## Do this
The entries below need to be written out exactly, with no pictures included.

Records contained in a dataset

┄┄┄┄┄┄┄┄┄┄┄┄┄┄┄┄┄┄┄┄

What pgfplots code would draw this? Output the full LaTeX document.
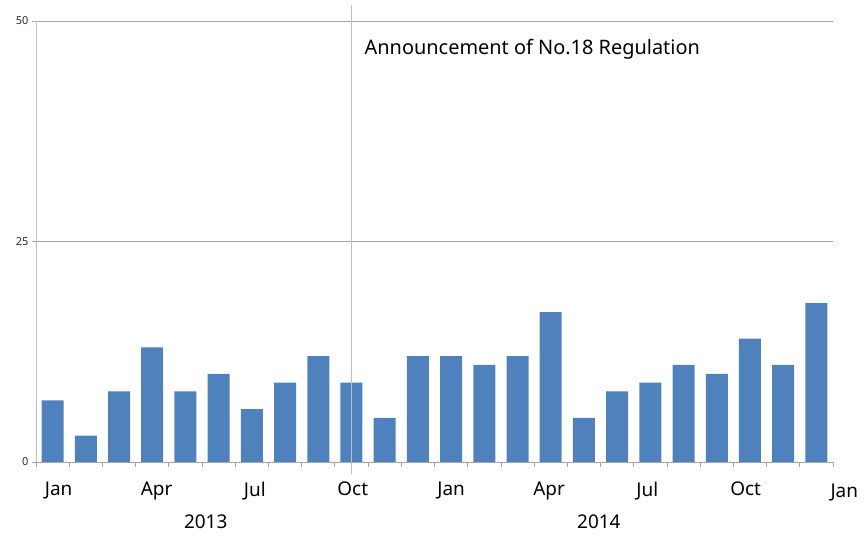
\documentclass[border=0pt]{standalone}
\usepackage{pgfplots}
\pgfplotsset{compat=1.18}
\usepackage{fontspec}
\setmainfont{Noto Sans}
\definecolor{barblue}{HTML}{4F81BD}
\definecolor{gridgray}{HTML}{A6A6A6}
\definecolor{axgray}{HTML}{BFBFBF}
\definecolor{ticknavy}{HTML}{262640}
\begin{document}
\begin{tikzpicture}[x=1bp,y=1bp]
\path[use as bounding box] (-36bp,-76bp) rectangle (829bp,462bp);
\begin{axis}[
  at={(0,0)}, anchor=south west,
  scale only axis, width=797bp, height=441bp,
  xmin=-0.5, xmax=23.5, ymin=0, ymax=50,
  axis x line=bottom, axis y line=left,
  axis line style={-, draw=gridgray, line width=0.8bp},
  y axis line style={draw=axgray},
  ytick={0,25,50},
  ymajorgrids, grid style={draw=gridgray, line width=0.8bp},
  yticklabel style={font=\fontsize{11}{12}\selectfont, text=ticknavy},
  xtick={0.18,3.13,6.09,9.04,12.0,14.95,17.91,20.87},
  xticklabels={Jan,Apr,Jul,Oct,Jan,Apr,Jul,Oct},
  xticklabel style={font=\fontsize{19}{22}\selectfont, text=black, yshift=-12.5bp},
  minor xtick={-0.5,0.5,...,23.5},
  major x tick style={draw=none},
  minor x tick style={draw=gridgray, line width=0.8bp},
  y tick style={draw=gridgray, line width=0.8bp},
  tick align=outside,
  major tick length=4bp, minor tick length=5bp,
  clip=false,
  /pgf/number format/assume math mode=true,
]
\addplot[ybar, bar width=22bp, fill=barblue, draw=none] coordinates {
(0,7) (1,3) (2,8) (3,13) (4,8) (5,10) (6,6) (7,9) (8,12) (9,9) (10,5) (11,12)
(12,12) (13,11) (14,12) (15,17) (16,5) (17,8) (18,9) (19,11) (20,10) (21,14) (22,11) (23,18)
};
\addplot[draw=axgray, line width=0.8bp] coordinates {(9,-1.4) (9,51.8)};
\node[anchor=west, inner sep=0pt, font=\fontsize{20}{24}\selectfont] at (axis cs:9,46.8) [xshift=13bp] {Announcement of No.18 Regulation};
\node[font=\fontsize{19}{22}\selectfont, inner sep=0pt] at (axis cs:23.84,0) [yshift=-30.5bp] {Jan};
\node[font=\fontsize{19}{22}\selectfont, inner sep=0pt] at (axis cs:4.61,0) [yshift=-60bp] {2013};
\node[font=\fontsize{19}{22}\selectfont, inner sep=0pt] at (axis cs:16.45,0) [yshift=-60bp] {2014};
\end{axis}
\end{tikzpicture}
\end{document}
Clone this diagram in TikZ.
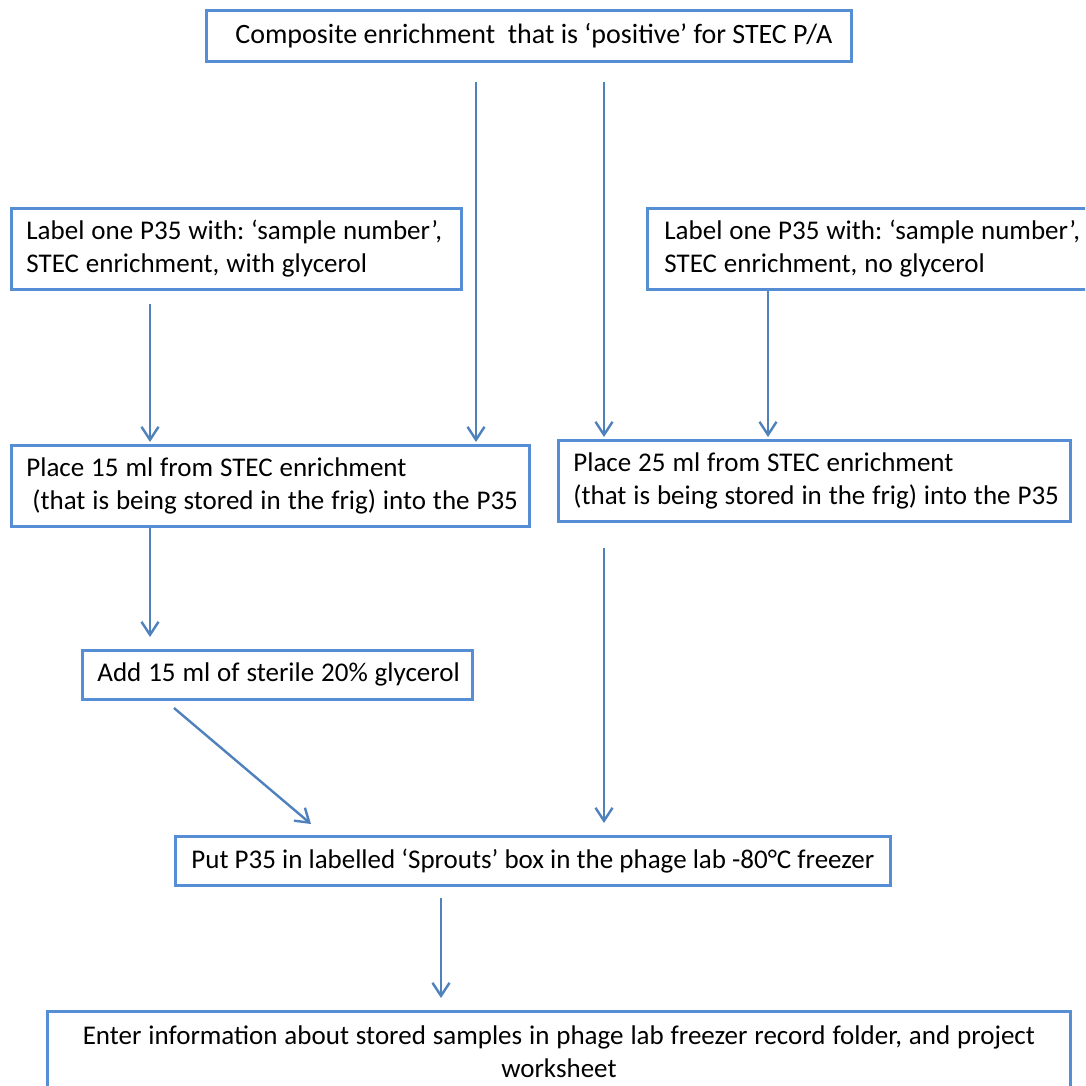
\documentclass[tikz,border=0pt]{standalone}
\usepackage{fontspec}
\setmainfont{Carlito}
\usetikzlibrary{arrows.meta}
\definecolor{arrblue}{HTML}{4F81BD}
\definecolor{boxblue}{HTML}{558ED5}
\newcommand\tightsp{\spaceskip=6.9pt plus 1pt minus 1pt\relax}
\begin{document}
\begin{tikzpicture}[x=1pt,y=-1pt,
  box/.style={draw=boxblue, line width=2.8pt, inner xsep=15pt, inner ysep=0pt,
    anchor=north west, font=\fontsize{27}{33}\selectfont\frenchspacing},
  tight/.style={execute at begin node=\tightsp},
  arr/.style={draw=arrblue, line width=2.4pt,
    -{Straight Barb[length=13pt,width=17pt,line width=2.4pt]}}]
\useasboundingbox (0,0) rectangle (1085,1086);
\clip (0,0) rectangle (1085,1086);
\fill[white] (0,0) rectangle (1085,1086);

\node[box, minimum width=645pt, minimum height=51pt, align=center,
  font=\fontsize{28}{33}\selectfont\frenchspacing] (top) at (205,9)
  {\hspace*{10pt}Composite enrichment\ \ that is ‘positive’ for STEC P/A};
\node[box, tight, text width=420pt, minimum height=81pt, align=left] (l1) at (10,207)
  {\mbox{Label one P35 with: ‘sample number’,}\\\mbox{STEC enrichment, with glycerol}};
\node[box, tight, inner xsep=17pt, text width=426pt, minimum height=81pt, align=left] (r1) at (646,207)
  {\mbox{Label one P35 with: ‘sample number’,}\\\mbox{STEC enrichment, no glycerol}};
\node[box, tight, text width=488pt, minimum height=81pt, align=left] (p15) at (10,444)
  {\mbox{Place 15 ml from STEC enrichment}\\\mbox{\hspace*{6pt}(that is being stored in the frig) into the P35}};
\node[box, tight, text width=482pt, minimum height=81pt, align=left] (p25) at (557,439)
  {\mbox{Place 25 ml from STEC enrichment}\\\mbox{(that is being stored in the frig) into the P35}};
\node[box, tight, text width=360pt, minimum height=49pt, align=left] (add) at (81,649)
  {\mbox{Add 15 ml of sterile 20\% glycerol}};
\node[box, minimum width=715pt, minimum height=49pt, align=center] (put) at (174,835)
  {Put P35 in labelled ‘Sprouts’ box in the phage lab -80°C freezer};
\node[box, tight, text width=993pt, minimum height=80pt, align=center] (enter) at (46,1010)
  {\mbox{Enter information about stored samples in phage lab freezer record folder, and project}\\worksheet};

\coordinate (xa) at (476,0);
\coordinate (xb) at (604,0);
\coordinate (xc) at (150,0);
\coordinate (xd) at (768,0);
\coordinate (xe) at (441,0);
\coordinate (da) at (174,708);
\coordinate (db) at (311,824);

\draw[arr, shorten <=19pt, shorten >=2pt] (top.south -| xa) -- (p15.north -| xa);
\draw[arr, shorten <=19pt, shorten >=2pt] (top.south -| xb) -- (p25.north -| xb);
\draw[arr, shorten <=13pt, shorten >=2pt] (l1.south -| xc) -- (p15.north -| xc);
\draw[arr, shorten >=2pt] (r1.south -| xd) -- (p25.north -| xd);
\draw[arr, shorten >=12pt] (p15.south -| xc) -- (add.north -| xc);
\draw[arr] (da) -- (db);
\draw[arr, shorten <=25pt, shorten >=12pt] (p25.south -| xb) -- (put.north -| xb);
\draw[arr, shorten <=11pt, shorten >=12pt] (put.south -| xe) -- (enter.north -| xe);
\end{tikzpicture}
\end{document}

┄┄┄┄┄┄┄┄┄┄┄┄┄┄┄┄┄┄┄┄

## Task solution
What pgfplots code would draw this? Output the full LaTeX document.
\documentclass[border=0pt]{standalone}
\usepackage{pgfplots}
\pgfplotsset{compat=1.18}
\usepackage{fontspec}
\setmainfont{Noto Sans}
\definecolor{barblue}{HTML}{4F81BD}
\definecolor{gridgray}{HTML}{A6A6A6}
\definecolor{axgray}{HTML}{BFBFBF}
\definecolor{ticknavy}{HTML}{262640}
\begin{document}
\begin{tikzpicture}[x=1bp,y=1bp]
\path[use as bounding box] (-36bp,-76bp) rectangle (829bp,462bp);
\begin{axis}[
  at={(0,0)}, anchor=south west,
  scale only axis, width=797bp, height=441bp,
  xmin=-0.5, xmax=23.5, ymin=0, ymax=50,
  axis x line=bottom, axis y line=left,
  axis line style={-, draw=gridgray, line width=0.8bp},
  y axis line style={draw=axgray},
  ytick={0,25,50},
  ymajorgrids, grid style={draw=gridgray, line width=0.8bp},
  yticklabel style={font=\fontsize{11}{12}\selectfont, text=ticknavy},
  xtick={0.18,3.13,6.09,9.04,12.0,14.95,17.91,20.87},
  xticklabels={Jan,Apr,Jul,Oct,Jan,Apr,Jul,Oct},
  xticklabel style={font=\fontsize{19}{22}\selectfont, text=black, yshift=-12.5bp},
  minor xtick={-0.5,0.5,...,23.5},
  major x tick style={draw=none},
  minor x tick style={draw=gridgray, line width=0.8bp},
  y tick style={draw=gridgray, line width=0.8bp},
  tick align=outside,
  major tick length=4bp, minor tick length=5bp,
  clip=false,
  /pgf/number format/assume math mode=true,
]
\addplot[ybar, bar width=22bp, fill=barblue, draw=none] coordinates {
(0,7) (1,3) (2,8) (3,13) (4,8) (5,10) (6,6) (7,9) (8,12) (9,9) (10,5) (11,12)
(12,12) (13,11) (14,12) (15,17) (16,5) (17,8) (18,9) (19,11) (20,10) (21,14) (22,11) (23,18)
};
\addplot[draw=axgray, line width=0.8bp] coordinates {(9,-1.4) (9,51.8)};
\node[anchor=west, inner sep=0pt, font=\fontsize{20}{24}\selectfont] at (axis cs:9,46.8) [xshift=13bp] {Announcement of No.18 Regulation};
\node[font=\fontsize{19}{22}\selectfont, inner sep=0pt] at (axis cs:23.84,0) [yshift=-30.5bp] {Jan};
\node[font=\fontsize{19}{22}\selectfont, inner sep=0pt] at (axis cs:4.61,0) [yshift=-60bp] {2013};
\node[font=\fontsize{19}{22}\selectfont, inner sep=0pt] at (axis cs:16.45,0) [yshift=-60bp] {2014};
\end{axis}
\end{tikzpicture}
\end{document}
Clone this diagram in TikZ.
\documentclass[tikz,border=0pt]{standalone}
\usepackage{fontspec}
\setmainfont{Carlito}
\usetikzlibrary{arrows.meta}
\definecolor{arrblue}{HTML}{4F81BD}
\definecolor{boxblue}{HTML}{558ED5}
\newcommand\tightsp{\spaceskip=6.9pt plus 1pt minus 1pt\relax}
\begin{document}
\begin{tikzpicture}[x=1pt,y=-1pt,
  box/.style={draw=boxblue, line width=2.8pt, inner xsep=15pt, inner ysep=0pt,
    anchor=north west, font=\fontsize{27}{33}\selectfont\frenchspacing},
  tight/.style={execute at begin node=\tightsp},
  arr/.style={draw=arrblue, line width=2.4pt,
    -{Straight Barb[length=13pt,width=17pt,line width=2.4pt]}}]
\useasboundingbox (0,0) rectangle (1085,1086);
\clip (0,0) rectangle (1085,1086);
\fill[white] (0,0) rectangle (1085,1086);

\node[box, minimum width=645pt, minimum height=51pt, align=center,
  font=\fontsize{28}{33}\selectfont\frenchspacing] (top) at (205,9)
  {\hspace*{10pt}Composite enrichment\ \ that is ‘positive’ for STEC P/A};
\node[box, tight, text width=420pt, minimum height=81pt, align=left] (l1) at (10,207)
  {\mbox{Label one P35 with: ‘sample number’,}\\\mbox{STEC enrichment, with glycerol}};
\node[box, tight, inner xsep=17pt, text width=426pt, minimum height=81pt, align=left] (r1) at (646,207)
  {\mbox{Label one P35 with: ‘sample number’,}\\\mbox{STEC enrichment, no glycerol}};
\node[box, tight, text width=488pt, minimum height=81pt, align=left] (p15) at (10,444)
  {\mbox{Place 15 ml from STEC enrichment}\\\mbox{\hspace*{6pt}(that is being stored in the frig) into the P35}};
\node[box, tight, text width=482pt, minimum height=81pt, align=left] (p25) at (557,439)
  {\mbox{Place 25 ml from STEC enrichment}\\\mbox{(that is being stored in the frig) into the P35}};
\node[box, tight, text width=360pt, minimum height=49pt, align=left] (add) at (81,649)
  {\mbox{Add 15 ml of sterile 20\% glycerol}};
\node[box, minimum width=715pt, minimum height=49pt, align=center] (put) at (174,835)
  {Put P35 in labelled ‘Sprouts’ box in the phage lab -80°C freezer};
\node[box, tight, text width=993pt, minimum height=80pt, align=center] (enter) at (46,1010)
  {\mbox{Enter information about stored samples in phage lab freezer record folder, and project}\\worksheet};

\coordinate (xa) at (476,0);
\coordinate (xb) at (604,0);
\coordinate (xc) at (150,0);
\coordinate (xd) at (768,0);
\coordinate (xe) at (441,0);
\coordinate (da) at (174,708);
\coordinate (db) at (311,824);

\draw[arr, shorten <=19pt, shorten >=2pt] (top.south -| xa) -- (p15.north -| xa);
\draw[arr, shorten <=19pt, shorten >=2pt] (top.south -| xb) -- (p25.north -| xb);
\draw[arr, shorten <=13pt, shorten >=2pt] (l1.south -| xc) -- (p15.north -| xc);
\draw[arr, shorten >=2pt] (r1.south -| xd) -- (p25.north -| xd);
\draw[arr, shorten >=12pt] (p15.south -| xc) -- (add.north -| xc);
\draw[arr] (da) -- (db);
\draw[arr, shorten <=25pt, shorten >=12pt] (p25.south -| xb) -- (put.north -| xb);
\draw[arr, shorten <=11pt, shorten >=12pt] (put.south -| xe) -- (enter.north -| xe);
\end{tikzpicture}
\end{document}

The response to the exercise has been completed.